Two survivors to Ragnarök: Life and Life-greedy  (Líf ok Lífþrasir)

and a detour by C. G. Jung

(French version at )


In a stanza of Vafþrúðnismál, Óðinn asks Vafþrúðnir which human will survive Ragnarök. He point at them using the words  fírar (human persons) and maðr (human, here in the plural genitive: manna).   Óðinn deliberately points at human beings and not at gods.  Vafþrúðnir answers him that two human will survive, Líf (‘life’) and Lífþrasir  (adjective þrási means ‘greedy’  so that Lífþrasir means ‘Life-greedy’). These two will be hidden in Hoddmímir’s bush (or wood) where hodd means a treasure, here Mímir’s wisdom. Here they will find morning-dew as food, and they will geenrate the people lines (to come).

Inversely, Völuspá is hardly interested in humankinf. It sends masses of human ones to Helheim as told by stanza 52: “humankind walks on the road of Hel", with no more details. On the other hand, it describes two or, in my opinion, three times Yggdrasill’s destruction: the sacred tree is on fire (S. 46 enn miötuðr kyndiz = him ruler of measure ignites); it then shakes and moans, although it  still stands upright, in s. 47. Lastly, according to my interpretation, it is consumed until its top in stanza 57. To understand why, go to ‘völuspá’ on my site and read the detailed discussion of stanza 57.  

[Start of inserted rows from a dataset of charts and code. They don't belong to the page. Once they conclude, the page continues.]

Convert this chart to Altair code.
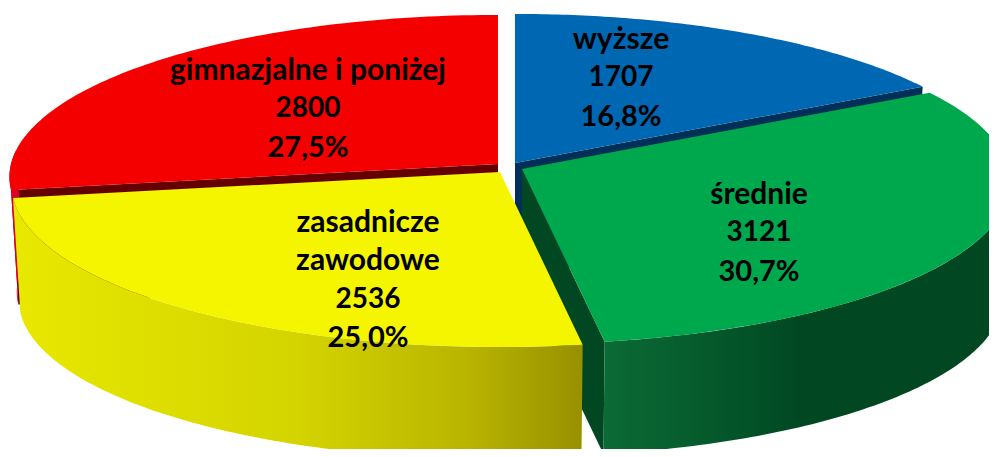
import math
import altair as alt
import pandas as pd

categories = ["wyższe", "średnie", "zasadnicze\nzawodowe", "gimnazjalne i poniżej"]
values = [1707, 3121, 2536, 2800]

# layout of the exploded 3-D pie, in picture pixels
apex_x = [515, 522, 500, 498]
apex_y = [163, 169, 172, 164]
label_x = [621, 759, 368, 308]
label_y = [40, 195, 223, 71]
R, H, P, DEPTH, SHRINK = 487, 161, 0.08, 115, 0.985
LINE = 38.4
FONT = "Lato"
FS_NAME, FS_NUM, FS_PCT = 30, 28, 29

total = sum(values)
edges = [0.0]
for v in values:
    edges.append(edges[-1] + v / total * 360)

X_SCALE = alt.Scale(domain=[8, 989])
Y_SCALE = alt.Scale(domain=[449, 8])


def rim(i, deg, low=False):
    t = math.radians(deg)
    k = 1 / (1 + P * math.cos(t))
    s = SHRINK if low else 1.0
    x = apex_x[i] + R * math.sin(t) * k * s
    y = apex_y[i] - H * math.cos(t) * k * s + (DEPTH if low else 0)
    return x, y


def arc(i, a, b, low=False, n=90):
    return [rim(i, a + (b - a) * j / n, low) for j in range(n + 1)]


def apex(i, low=False):
    return apex_x[i], apex_y[i] + (DEPTH if low else 0)


def poly(points, fill):
    df = pd.DataFrame(points, columns=["x", "y"])
    df["i"] = range(len(df))
    return (
        alt.Chart(df)
        .mark_line(fill=fill, stroke=None, strokeWidth=0, clip=True, interpolate="linear")
        .encode(
            x=alt.X("x:Q", scale=X_SCALE, axis=None),
            y=alt.Y("y:Q", scale=Y_SCALE, axis=None),
            order="i:Q",
        )
    )


def grad(stops):
    return alt.LinearGradient(
        gradient="linear", x1=0, x2=1, y1=0, y2=0,
        stops=[alt.GradientStop(offset=o, color=c) for o, c in stops],
    )


def top(i):
    return poly([apex(i)] + arc(i, edges[i], edges[i + 1]), TOPS[i])


def cut(i, deg, fill):
    return poly([apex(i), rim(i, deg), rim(i, deg, True), apex(i, True)], fill)


def wall(i, a, b, fill):
    return poly(arc(i, a, b) + arc(i, a, b, True)[::-1], fill)


TOPS = ["#0067b3", "#00a84d", "#f5f500", "#f50000"]

layers = [
    cut(0, edges[1], "#003057"),
    top(0),
    cut(3, edges[3], "#650000"),
    wall(3, edges[3], 275, "#d8002a"),
    top(3),
    cut(1, edges[2], "#004722"),
    wall(1, 100, edges[2], grad([(0, "#0b6b36"), (0.25, "#055a2c"), (0.5, "#004722"), (1, "#004722")])),
    top(1),
    wall(2, edges[2], edges[3], grad([(0, "#e8e800"), (0.5, "#d4d400"), (0.8, "#b8b400"), (1, "#989000")])),
    top(2),
]

rows = []
for i, cat in enumerate(categories):
    names = cat.split("\n")
    lines = [(s, FS_NAME) for s in names]
    lines.append((str(values[i]), FS_NUM))
    lines.append((f"{values[i] / total * 100:.1f}".replace(".", ",") + "%", FS_PCT))
    for j, (s, size) in enumerate(lines):
        rows.append({"x": label_x[i], "y": label_y[i] + j * LINE, "t": s, "s": size})

text = (
    alt.Chart(pd.DataFrame(rows))
    .mark_text(font=FONT, fontWeight="bold", color="#000000", baseline="middle", align="center")
    .encode(
        x=alt.X("x:Q", scale=X_SCALE, axis=None),
        y=alt.Y("y:Q", scale=Y_SCALE, axis=None),
        text="t:N",
        size=alt.Size("s:Q", scale=None, legend=None),
    )
)

chart = (
    alt.layer(*layers, text)
    .properties(width=981, height=441, padding=0, background="#ffffff")
    .configure_view(stroke=None)
)
chart.save("out.html", embed_options={"renderer": "svg", "actions": False})
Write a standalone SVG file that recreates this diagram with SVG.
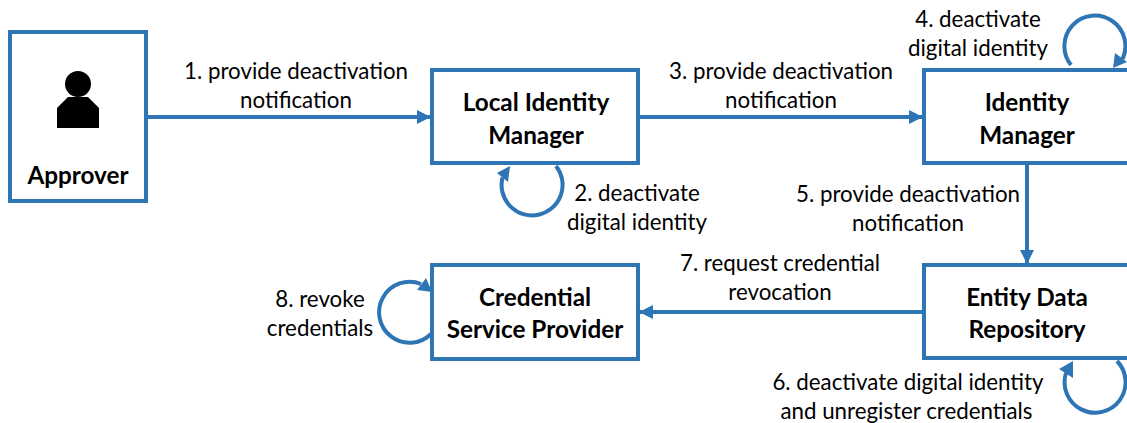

In conclusion, Vafþrúðnismál and Völuspá put togeher tell  us well that the line of the Æsir gods will be destroyed by Nature wild powers, though humankind will not disappear. There exists at Yggdrasill’s foot in the bushes around Mímir’s well a ‘safety zone’ where will be preserved after Ragnarök human life and wisdom (and thus magic in an Old Norse context!) .


Note how each one of these two myths, one appart from the other, can be claimed to have received a Christian influence whereas, together, they illustrate a brazen paganism.



A discussion of the exact location where the two persons hid.

Stanza 45 third line tells that they hide “i holti Hoddmímis.” I above provided  the two possible meanings of ‘holt’: ¶wood wood or bush, but the ‘wood’ here is not ‘wood’ as a substance, but a small forest, a copse. This is why I preferred ‘bush’ which is less ambiguous. It nevertheless seems that the tradition holds to preserve the ambiguity of ‘wood’ in order to state that ‘Hoddmímir’s wood’  is Yggdrasill, which mistranslates the word ‘holt’.

This has annoying consequences. For example, one randomly gathered in my readings, is given by Carl Gustav Jung in his fundamental work “Symbols of transformation,” section 367. He   declares: “In the wood of the world-ash Yggdrasill  a human pair hide themselves at the end of the world… the tree-ash becomes the guardian mother, the tree pregnant with death and life.” Thus disappears ‘Mimir-wisdom copse', the true pregnant mother-guardian of which Jung speaks. 

 A genius receiving false information will do genius mistakes: humankind’s  regression due to Ragnarök is actually deeper than the loss of Yggdrasill, an interesting glimpse at ancient Norse’s libido: Remember that Freyr and Gerðr have been playing together, as children, in such a copse.